A federal appellate court has sided against adware company Zango in its dispute with spyware removal vendor Kaspersky Lab.

The 9th Circuit Court of Appeals ruled last week that Kaspersky is immune from liability for offering programs that delete ad-serving software.

"A provider of access tools that filter, screen, allow, or disallow content that the provider or user considers obscene, lewd, lascivious, filthy, excessively violent, harassing, or otherwise objectionable is protected from liability," the 9th Circuit wrote.

The ruling upheld an earlier decision by a federal district court dismissing Zango's lawsuit on the grounds that the federal Communications Decency Act shielded Kaspersky from liability. That law's "good samaritan" provision protects interactive computer services from liability for good faith efforts to restrict objectionable material.

Zango filed suit in 2007, alleging that Kaspersky was interfering with Zango's relationships with its customers by deleting its ad-serving software. Zango shuttered earlier this year, but the legal proceedings continued.

The 9th Circuit's decision, issued last week, marked the first time an appellate court ruled on whether the "good samaritan" provisions apply when anti-spyware companies decide to remove programs they deem objectionable.

For that reason, the case was closely watched by other Web companies as well as consumer advocates. An umbrella group called the National Business Coalition for E-Commerce and Privacy, whose members include major companies like Eastman Kodak, JP Morgan Chase and Experian, filed a friend-of-the-court brief last year, asking the 9th Circuit to rule in Zango's favor.

They argued that a ruling in favor of Kaspersky could allow any company to offer software that interferes with other companies' programs under the guise of protecting people from objectionable content.
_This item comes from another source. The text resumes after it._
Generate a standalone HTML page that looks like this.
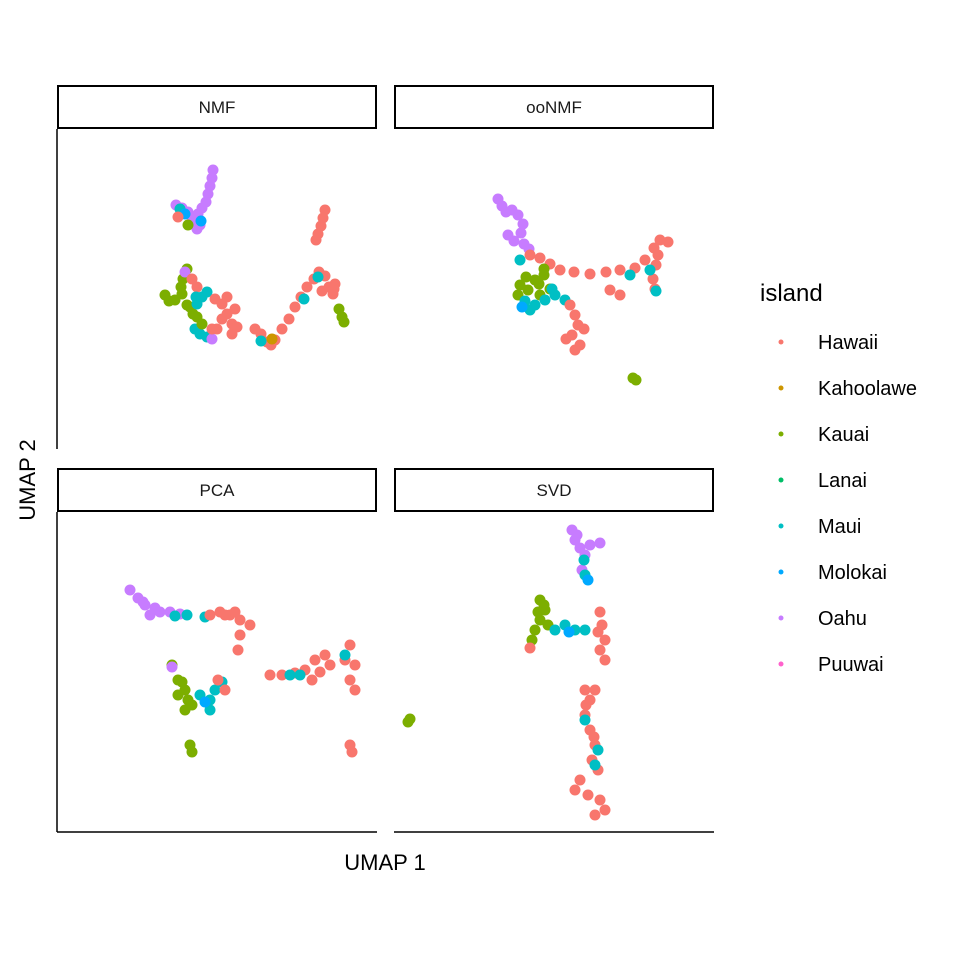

A pro-Kaspersky ruling "will effectively empower security software purveyors as the ultimate arbiters of 'objectionable' content on the Internet," the group argued.

But consumer advocates including the Anti-Spyware Coalition, the Center for Democracy & Technology and the Electronic Frontier Foundation weighed in against Zango. The FTC brought a complaint against Zango in 2006, which resulted in the adware company's agreement to pay a $3 million fine.